Prediction Power

Our model was able to accurately flag 625 out 941 restaurants which received two or more critical violations in the test dataset.
The model had a notably high false positive rate, which could be attributed to a biased dataset (See: Data Bias & Policy Implications).

Feature Importance

The most important features in determining the outcomes of our model were: whether or not the restaurant was a chain restaurant, a cafe vs. a full-service restaurant, and whether it had a one-dollar price rating on Yelp. Sentiment scores of Yelp reviews also proved to be important features in the model, which suggests that online platforms can contribute to enforcing health standards.
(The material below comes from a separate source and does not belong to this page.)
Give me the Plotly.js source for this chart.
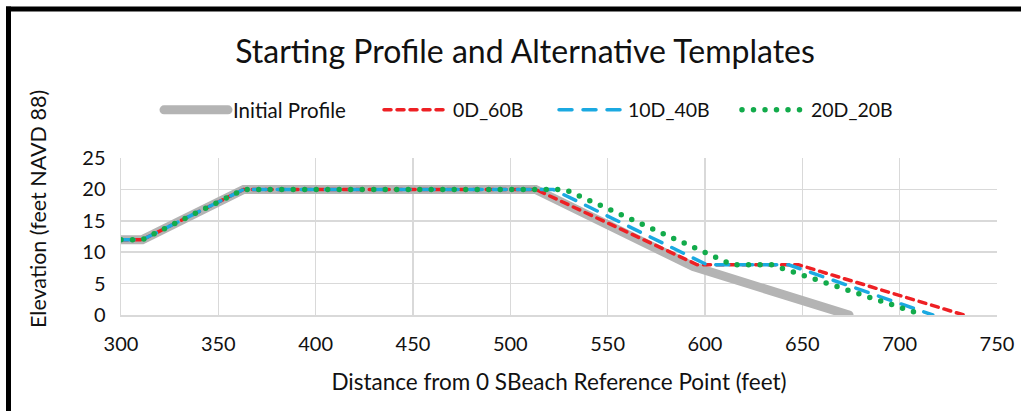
<!DOCTYPE html>
<html>
<head>
<meta charset="utf-8">
<script src="https://cdn.plot.ly/plotly-3.0.1.min.js"></script>
<style>
  html, body { margin: 0; padding: 0; background: #fff; }
  #chart { width: 1021px; height: 411px; }
  .js-line { stroke-linecap: round; }
</style>
</head>
<body>
<div id="chart"></div>
<script>
// Data
const initialX = [300, 311, 363, 513, 594, 674];
const initialY = [12, 12, 20, 20, 7.7, 0];

const d0X = [300, 311, 363, 513, 596, 648, 733];
const d0Y = [12, 12, 20, 20, 8, 8, 0];

const d10X = [300, 311, 363, 522, 601, 643, 717];
const d10Y = [12, 12, 20, 20, 8, 8, 0];

const d20X = [300, 311, 363, 528, 614, 634, 712];
const d20Y = [12, 12, 20, 20, 8, 8, 0];

const seriesNames = ['Initial Profile', '0D_60B', '10D_40B', '20D_20B'];
const xTicks = [300, 350, 400, 450, 500, 550, 600, 650, 700, 750];
const yTicks = [0, 5, 10, 15, 20, 25];

const FONT = 'Lato, Carlito, Calibri, sans-serif';

const traces = [
  { x: initialX, y: initialY, name: seriesNames[0], mode: 'lines', legend: 'legend',
    line: { color: '#B4B4B4', width: 9 } },
  { x: d0X, y: d0Y, name: seriesNames[1], mode: 'lines', legend: 'legend2',
    line: { color: '#EE2024', width: 3.5, dash: '7px,6px' } },
  { x: d10X, y: d10Y, name: seriesNames[2], mode: 'lines', legend: 'legend3',
    line: { color: '#1BA9E1', width: 3.5, dash: '13px,11px' } },
  { x: d20X, y: d20Y, name: seriesNames[3], mode: 'lines', legend: 'legend4',
    line: { color: '#12AB4B', width: 5.5, dash: '0px,11.5px' } }
];

const W = 876, H = 157;
const px = v => (v - 121) / W;
const py = v => (315 - v) / H;

function legendAt(lineStart, size) {
  return { orientation: 'h', x: px(lineStart - 7), xanchor: 'left', y: py(110), yanchor: 'middle',
    font: { family: FONT, size: size || 20.5, color: '#111' }, itemwidth: 64,
    bgcolor: 'rgba(0,0,0,0)', borderwidth: 0 };
}

const layout = {
  width: 1021, height: 411,
  margin: { l: 121, r: 24, t: 158, b: 96 },
  paper_bgcolor: '#ffffff', plot_bgcolor: '#ffffff',
  font: { family: FONT, color: '#111' },
  title: { text: 'Starting Profile and Alternative Templates',
    font: { family: FONT, size: 32, color: '#111' },
    x: 525 / 1021, xanchor: 'center', xref: 'container',
    y: 1 - 52 / 411, yanchor: 'middle', yref: 'container' },
  showlegend: true,
  legend: legendAt(166),
  legend2: legendAt(386, 19.5),
  legend3: legendAt(561, 19.5),
  legend4: legendAt(744, 19.5),
  xaxis: { range: [300, 750], tickvals: xTicks, ticktext: xTicks.map(String),
    showgrid: true, gridcolor: '#D9D9D9', gridwidth: 1.5, zeroline: false,
    showline: true, linecolor: '#D9D9D9', linewidth: 1.5, ticks: '',
    tickfont: { family: FONT, size: 20, color: '#111' }, ticklabelstandoff: 10,
    title: { text: 'Distance from 0 SBeach Reference Point (feet)',
      font: { family: FONT, size: 22.5, color: '#111' }, standoff: 20 },
    fixedrange: true },
  yaxis: { range: [0, 25], tickvals: yTicks, ticktext: yTicks.map(String),
    showgrid: true, gridcolor: '#D9D9D9', gridwidth: 1.5, zeroline: false,
    showline: true, linecolor: '#D9D9D9', linewidth: 1.5, ticks: '',
    tickfont: { family: FONT, size: 20, color: '#111' }, ticklabelstandoff: 10,
    fixedrange: true },
  annotations: [
    { text: 'Elevation (feet NAVD 88)', textangle: -90, showarrow: false,
      xref: 'paper', yref: 'paper', x: px(38), y: py(209), xanchor: 'center', yanchor: 'middle',
      font: { family: FONT, size: 21.5, color: '#111' } }
  ],
  shapes: [
    { type: 'line', xref: 'paper', yref: 'paper', x0: px(8.5), x1: px(8.5), y0: py(6.5), y1: py(430),
      line: { color: '#000', width: 5 } },
    { type: 'line', xref: 'paper', yref: 'paper', x0: px(6), x1: px(1040), y0: py(9), y1: py(9),
      line: { color: '#000', width: 5 } }
  ]
};

Plotly.newPlot('chart', traces, layout, { displayModeBar: false, staticPlot: true });
</script>
</body>
</html>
Data Bias & Policy Implications

A closer look at the distribution of inspection scores reveals a noticable discontinuity at the threshold between scores which yield A and B grades. This deviation from an otherwise normal distribution suggests a presence of bias in the dataset which could be attributed to human error that occurred during the inspection process. This would explain the high false positive rate produced by our model.
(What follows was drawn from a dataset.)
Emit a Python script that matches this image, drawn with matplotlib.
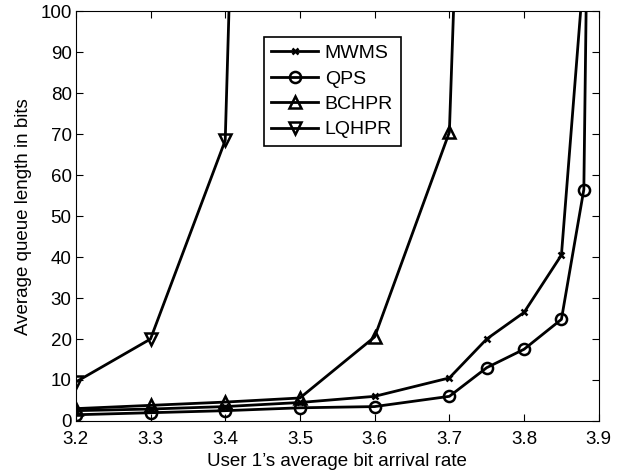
import matplotlib
matplotlib.use('Agg')
import matplotlib.pyplot as plt

plt.rcParams['font.family'] = ['Liberation Sans', 'DejaVu Sans']

# data (last points run off the top of the axes)
x_mwms = [3.2, 3.3, 3.4, 3.5, 3.6, 3.7, 3.75, 3.8, 3.85, 3.88]
y_mwms = [2.5, 2.9, 3.5, 4.5, 6.0, 10.5, 20.0, 26.5, 40.5, 110]

x_qps = [3.2, 3.3, 3.4, 3.5, 3.6, 3.7, 3.75, 3.8, 3.85, 3.88, 3.89]
y_qps = [1.5, 2.0, 2.5, 3.2, 3.5, 6.0, 13.0, 17.5, 24.8, 56.5, 200]

x_bchpr = [3.2, 3.3, 3.4, 3.5, 3.6, 3.7, 3.8]
y_bchpr = [3.0, 3.8, 4.6, 5.6, 20.5, 70.5, 600]

x_lqhpr = [3.2, 3.3, 3.4, 3.5]
y_lqhpr = [9.5, 20.0, 68.5, 700]

fig = plt.figure(figsize=(6.37, 4.74), dpi=100)
ax = fig.add_axes([0.119, 0.112, 0.821, 0.864])

kw = dict(color='k', lw=2, mfc='none', mec='k', mew=1.8)
ax.plot(x_mwms, y_mwms, marker='x', ms=5, label='MWMS', **kw)
ax.plot(x_qps, y_qps, marker='o', ms=8, label='QPS', **kw)
ax.plot(x_bchpr, y_bchpr, marker='^', ms=8, label='BCHPR', **kw)
ax.plot(x_lqhpr, y_lqhpr, marker='v', ms=8, label='LQHPR', **kw)

ax.set_xlim(3.2, 3.9)
ax.set_ylim(0, 100)
ax.set_xticks([3.2, 3.3, 3.4, 3.5, 3.6, 3.7, 3.8, 3.9])
ax.set_yticks(range(0, 101, 10))
ax.tick_params(direction='in', top=True, right=True, labelsize=13.5, length=5)
ax.tick_params(axis='x', pad=7)
ax.tick_params(axis='y', pad=3)
ax.set_xlabel("User 1\u2019s average bit arrival rate", fontsize=13.5, labelpad=4)
ax.set_ylabel("Average queue length in bits", fontsize=13.5, labelpad=6)

leg = ax.legend(loc='upper left', bbox_to_anchor=(0.359, 0.938), fontsize=14,
                fancybox=False, edgecolor='k', framealpha=1,
                handlelength=2.4, borderpad=0.4, labelspacing=0.4,
                handletextpad=0.35, borderaxespad=0)
leg.get_frame().set_linewidth(1.2)

fig.savefig('out.png', dpi=100)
Our findings suggest that machine learning has an important role to play in the future of enforcing food health standards. However, optimizing these contributions requires a better scoring system that reduces human error during the inspection process and prioritizes violations which could lead to foodborne illness. Standardizing the way inspections are scored will allow for better predictive power of machine learning techniques and improve the efficiency with which the Department of Health priortizes inspections.